Hmmm, I don't know, that door looks a little thick to be just a covering. But I guess if I wanna really nitpick I would be more concerned with how that thing was working at all after being submerged for 10+ years.............
My main takeaway from that shot of the door getting pulled off is that it's waaaay too thick to be a starfighter hull panel. And, since we're nitpicking, it was underwater for maybe a year or two.
I agree plot hole is a bad choice of words, but rather the idea we were left believing that those who built the Death Star, this incredibly complex and sophisticated space station, did not conceive that two torpedos in an exhaust port could destroy it.

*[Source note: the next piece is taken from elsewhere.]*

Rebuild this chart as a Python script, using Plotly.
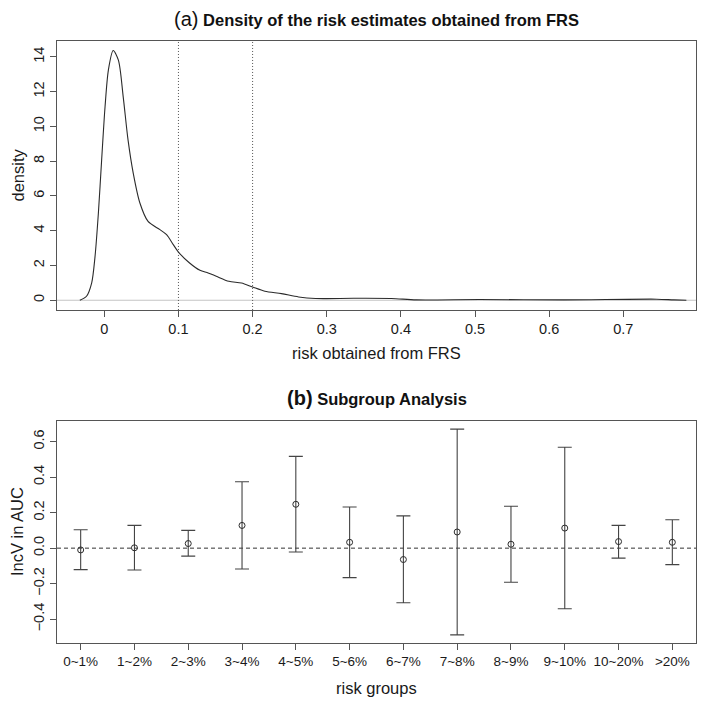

The thermal exhaust port wasn't an oversight, but a design necessity that was deemed well enough protected, being at the end of a narrow trench under heavy enough shielding that nothing could penetrate except capital ship weaponry that the station's turbolaser towers could repel. As General Dodonna said, the station's defenses were designed against a large-scale assault. Pre-Rogue-One, Imperial engineers never expected a small snubfighter to physically penetrate the trench's shielding at the extreme far end from the port where they were weakest and survive all the laserfire from the turrets
in the trench.
and manage to hit a target that small.
And, per the movie, they would've been right, if not for the Force and Plot Armor. The first run was taken out without them firing a shot. The second run managed to get the shot off, but it missed. The third run would've been a repeat of the first had not Han grown a conscience (or acquiensced to badgering from his copilot) and distracted Vader right before he piffed Luke. I think Han was estimating low when he called the shot one in a million. By rights, it shouldn't have worked.
It would have been more interesting if they joined him to help defeat Palpatine.
That I'd have loved. Their whole thing was that they'd started out as a Vader cult, so the scion of Vader would, I feel, demand their loyalty more than the Corpse Emperor.
Interesting subject I’ve been bring up but keep forgetting.. but now that we have the trilogy as a whole...
What are your guys opinions on the use of Flashback scenes in this trilogy?
I feel like the visual storytelling of everything that followed Star Wars and Empire should have maintained. We don't see flashbacks or visions, except in extreme circumstances like the Dagobah cave.